Not an author to shy away from difficult subjects, Gregg Hurwitz's latest thriller has heroism and suicide colliding in a revenge filled novel centered on the love of two men, for their families.

Nate Overbay is afflicted with Lou Gehrig's disease. He's been told that he has about six months of good health before his body begins breaking down. Feeling despondent, he goes to a downtown L.A. building to commit suicide.

The building is occupied by a bank and Nate sees a robbery taking place. The robbers are in a frenzy and shoot anyone not instantly obeying them. Nate is a type person who likes to help others and he spots a gun on the floor. He sneaks into the bank and not caring if he's shot or not, begins shooting the robbers. He kills all but one. Before the last survivor runs from the bank, he tells Nate that "He will make you pay in ways you can't imagine."

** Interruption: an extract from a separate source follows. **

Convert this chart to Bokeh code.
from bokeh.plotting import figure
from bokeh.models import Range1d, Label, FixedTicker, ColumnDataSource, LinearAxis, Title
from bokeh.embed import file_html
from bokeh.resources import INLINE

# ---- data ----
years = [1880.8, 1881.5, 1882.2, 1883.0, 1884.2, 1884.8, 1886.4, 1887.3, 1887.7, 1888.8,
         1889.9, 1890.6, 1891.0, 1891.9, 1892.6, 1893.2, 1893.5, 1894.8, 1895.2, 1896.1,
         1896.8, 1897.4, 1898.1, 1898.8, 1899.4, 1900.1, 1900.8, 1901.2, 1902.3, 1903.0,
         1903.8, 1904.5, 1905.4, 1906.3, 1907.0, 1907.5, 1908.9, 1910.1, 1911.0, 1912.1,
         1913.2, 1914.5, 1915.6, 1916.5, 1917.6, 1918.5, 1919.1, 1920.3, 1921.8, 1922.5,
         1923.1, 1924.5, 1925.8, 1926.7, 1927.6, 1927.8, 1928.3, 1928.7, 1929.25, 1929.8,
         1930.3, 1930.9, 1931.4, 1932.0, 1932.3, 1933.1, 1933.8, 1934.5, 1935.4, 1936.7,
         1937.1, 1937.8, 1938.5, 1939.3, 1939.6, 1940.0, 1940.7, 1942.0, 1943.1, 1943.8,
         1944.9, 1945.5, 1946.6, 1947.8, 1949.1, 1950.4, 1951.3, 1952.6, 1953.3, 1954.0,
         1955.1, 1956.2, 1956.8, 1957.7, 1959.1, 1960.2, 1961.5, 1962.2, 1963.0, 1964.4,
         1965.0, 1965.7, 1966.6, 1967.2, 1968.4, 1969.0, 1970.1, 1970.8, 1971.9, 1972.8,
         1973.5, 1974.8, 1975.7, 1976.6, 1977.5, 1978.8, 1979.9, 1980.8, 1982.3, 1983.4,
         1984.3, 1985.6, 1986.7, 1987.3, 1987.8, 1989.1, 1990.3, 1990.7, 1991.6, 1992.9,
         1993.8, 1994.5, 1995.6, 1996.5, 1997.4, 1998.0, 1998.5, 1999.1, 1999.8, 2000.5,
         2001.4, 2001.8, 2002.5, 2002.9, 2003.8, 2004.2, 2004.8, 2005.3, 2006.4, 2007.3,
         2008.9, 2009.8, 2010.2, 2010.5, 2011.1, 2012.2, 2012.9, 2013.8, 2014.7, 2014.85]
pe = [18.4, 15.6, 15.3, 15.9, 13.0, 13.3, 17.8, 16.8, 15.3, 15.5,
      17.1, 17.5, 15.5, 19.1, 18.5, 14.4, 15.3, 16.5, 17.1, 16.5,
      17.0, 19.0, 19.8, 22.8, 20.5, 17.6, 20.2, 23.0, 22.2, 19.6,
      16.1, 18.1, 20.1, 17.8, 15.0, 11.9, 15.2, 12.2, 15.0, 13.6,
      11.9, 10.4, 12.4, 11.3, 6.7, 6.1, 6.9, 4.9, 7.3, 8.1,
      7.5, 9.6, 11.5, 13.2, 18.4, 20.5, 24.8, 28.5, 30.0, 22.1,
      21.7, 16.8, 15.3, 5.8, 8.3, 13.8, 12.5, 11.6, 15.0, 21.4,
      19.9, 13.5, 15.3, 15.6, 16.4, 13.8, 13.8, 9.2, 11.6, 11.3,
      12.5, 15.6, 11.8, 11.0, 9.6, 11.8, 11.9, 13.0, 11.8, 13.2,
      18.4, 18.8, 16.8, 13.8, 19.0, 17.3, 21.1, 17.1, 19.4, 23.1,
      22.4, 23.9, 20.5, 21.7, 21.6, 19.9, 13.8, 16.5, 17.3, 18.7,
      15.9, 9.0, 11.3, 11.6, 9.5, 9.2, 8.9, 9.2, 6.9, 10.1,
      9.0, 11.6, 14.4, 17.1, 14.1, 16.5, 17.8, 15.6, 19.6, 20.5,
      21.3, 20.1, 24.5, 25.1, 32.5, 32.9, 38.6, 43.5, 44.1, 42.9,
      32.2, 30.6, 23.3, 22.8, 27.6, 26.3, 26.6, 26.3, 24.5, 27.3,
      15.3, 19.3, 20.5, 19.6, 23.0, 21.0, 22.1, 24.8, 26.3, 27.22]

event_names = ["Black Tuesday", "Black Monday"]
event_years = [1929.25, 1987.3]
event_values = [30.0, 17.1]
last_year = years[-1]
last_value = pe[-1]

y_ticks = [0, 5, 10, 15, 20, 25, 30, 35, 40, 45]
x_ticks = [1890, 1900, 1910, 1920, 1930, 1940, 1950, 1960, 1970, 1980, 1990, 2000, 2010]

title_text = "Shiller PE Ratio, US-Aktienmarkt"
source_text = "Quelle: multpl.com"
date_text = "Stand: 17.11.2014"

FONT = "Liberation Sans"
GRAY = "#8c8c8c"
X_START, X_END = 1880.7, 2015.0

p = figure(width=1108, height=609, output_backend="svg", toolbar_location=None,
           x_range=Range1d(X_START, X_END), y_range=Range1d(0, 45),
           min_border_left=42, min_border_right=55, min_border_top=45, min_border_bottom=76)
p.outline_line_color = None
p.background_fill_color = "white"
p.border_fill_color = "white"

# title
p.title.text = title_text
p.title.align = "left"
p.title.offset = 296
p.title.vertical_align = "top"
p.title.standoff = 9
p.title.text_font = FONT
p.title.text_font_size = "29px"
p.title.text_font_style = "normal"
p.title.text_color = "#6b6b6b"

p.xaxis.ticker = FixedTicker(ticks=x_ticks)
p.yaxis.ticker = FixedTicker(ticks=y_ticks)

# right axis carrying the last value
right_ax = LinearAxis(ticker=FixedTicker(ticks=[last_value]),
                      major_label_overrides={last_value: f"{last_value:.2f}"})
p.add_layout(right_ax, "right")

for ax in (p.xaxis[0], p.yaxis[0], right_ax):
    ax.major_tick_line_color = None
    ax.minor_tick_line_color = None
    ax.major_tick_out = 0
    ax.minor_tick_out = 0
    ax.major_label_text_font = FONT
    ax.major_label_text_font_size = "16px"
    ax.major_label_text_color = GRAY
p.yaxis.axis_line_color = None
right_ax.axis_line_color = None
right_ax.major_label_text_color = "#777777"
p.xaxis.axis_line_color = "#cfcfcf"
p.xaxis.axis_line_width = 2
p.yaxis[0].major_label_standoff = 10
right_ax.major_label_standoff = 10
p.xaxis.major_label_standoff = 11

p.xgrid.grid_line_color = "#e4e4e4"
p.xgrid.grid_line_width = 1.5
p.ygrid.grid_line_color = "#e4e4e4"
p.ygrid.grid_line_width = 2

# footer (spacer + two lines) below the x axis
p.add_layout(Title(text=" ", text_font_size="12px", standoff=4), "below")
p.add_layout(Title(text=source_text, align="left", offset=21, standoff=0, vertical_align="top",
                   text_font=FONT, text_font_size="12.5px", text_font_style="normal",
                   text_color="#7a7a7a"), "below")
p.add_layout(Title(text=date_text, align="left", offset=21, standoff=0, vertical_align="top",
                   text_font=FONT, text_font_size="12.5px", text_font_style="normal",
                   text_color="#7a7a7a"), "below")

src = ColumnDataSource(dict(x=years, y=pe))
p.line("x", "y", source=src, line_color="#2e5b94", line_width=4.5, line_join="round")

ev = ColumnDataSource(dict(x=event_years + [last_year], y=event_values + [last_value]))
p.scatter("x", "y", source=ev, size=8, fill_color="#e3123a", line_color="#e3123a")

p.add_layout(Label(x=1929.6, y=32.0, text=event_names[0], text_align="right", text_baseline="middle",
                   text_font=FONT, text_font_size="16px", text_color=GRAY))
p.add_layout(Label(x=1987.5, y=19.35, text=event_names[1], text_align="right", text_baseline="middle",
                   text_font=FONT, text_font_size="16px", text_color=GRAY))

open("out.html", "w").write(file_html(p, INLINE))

Nate becomes an overnight hero. He has one wound and after he's treated at the hospital and returns home, the man who escaped and three others are waiting for him.  The leader of this group is named Pavlo, he and his men are Ukrainians. Now that their plot to get into bank's safety deposits was ruined by Nate, unless he does what they say, it's Nate's daughter who will suffer. Nate is ordered to go back to the bank and retrieve something from the safety deposit box of a man named Danny Urban.

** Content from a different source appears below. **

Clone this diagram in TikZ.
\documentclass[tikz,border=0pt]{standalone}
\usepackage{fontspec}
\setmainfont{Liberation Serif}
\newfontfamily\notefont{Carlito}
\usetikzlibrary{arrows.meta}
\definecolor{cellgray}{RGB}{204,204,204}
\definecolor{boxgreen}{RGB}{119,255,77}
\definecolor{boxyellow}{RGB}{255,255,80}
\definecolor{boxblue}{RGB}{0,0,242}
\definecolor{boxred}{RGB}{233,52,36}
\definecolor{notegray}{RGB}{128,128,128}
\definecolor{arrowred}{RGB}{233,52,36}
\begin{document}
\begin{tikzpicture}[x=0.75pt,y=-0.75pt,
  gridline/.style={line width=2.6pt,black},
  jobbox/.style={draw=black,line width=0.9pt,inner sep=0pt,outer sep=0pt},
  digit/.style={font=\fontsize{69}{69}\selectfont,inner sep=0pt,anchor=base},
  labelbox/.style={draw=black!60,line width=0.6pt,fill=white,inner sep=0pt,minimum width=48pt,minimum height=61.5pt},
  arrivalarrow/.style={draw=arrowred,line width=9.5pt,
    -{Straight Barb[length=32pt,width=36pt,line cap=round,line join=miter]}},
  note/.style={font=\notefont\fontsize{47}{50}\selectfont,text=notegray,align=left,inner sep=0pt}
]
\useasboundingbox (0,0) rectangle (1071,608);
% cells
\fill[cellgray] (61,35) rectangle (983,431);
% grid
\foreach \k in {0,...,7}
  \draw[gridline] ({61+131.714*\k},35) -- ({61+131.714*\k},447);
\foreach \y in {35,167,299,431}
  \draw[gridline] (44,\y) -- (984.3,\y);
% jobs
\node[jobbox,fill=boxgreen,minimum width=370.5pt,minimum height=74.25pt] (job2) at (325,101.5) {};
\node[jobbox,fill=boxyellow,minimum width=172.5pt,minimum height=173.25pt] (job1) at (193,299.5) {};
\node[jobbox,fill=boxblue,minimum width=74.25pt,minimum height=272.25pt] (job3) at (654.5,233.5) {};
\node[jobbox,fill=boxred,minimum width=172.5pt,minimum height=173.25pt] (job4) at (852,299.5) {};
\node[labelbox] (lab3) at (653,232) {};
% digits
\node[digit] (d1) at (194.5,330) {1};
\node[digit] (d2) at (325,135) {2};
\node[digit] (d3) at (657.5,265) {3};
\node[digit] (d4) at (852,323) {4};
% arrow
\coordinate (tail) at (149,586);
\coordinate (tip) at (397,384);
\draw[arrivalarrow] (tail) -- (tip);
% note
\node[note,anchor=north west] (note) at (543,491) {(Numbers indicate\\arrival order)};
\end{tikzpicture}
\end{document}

Nate wouldn't care what they did to him but can't allow his daughter to be harmed. He has to figure a way to get into the bank's safety deposit boxes, find what these killers want and stop them in a manner that will still save his daughter from harm.

Hurwitz brings out Nate's plight with such clarity it is as if we're part of the action. How can Nate do this when he only has a short time to live and his body is already starting to fail him with the early signs of ALS.

The Ukrainian leader has his own set of laws and revenge and torture are two of his guiding principles.

With Nate's terminal illness, the novel is packed with the meaning of life as we watch Nate trying to accomplish so much with his days of having his body respond become shorter and shorter.

Yes, the story is a thriller but it also conveys strong messages to the reader, told by a number of well described and memorable characters.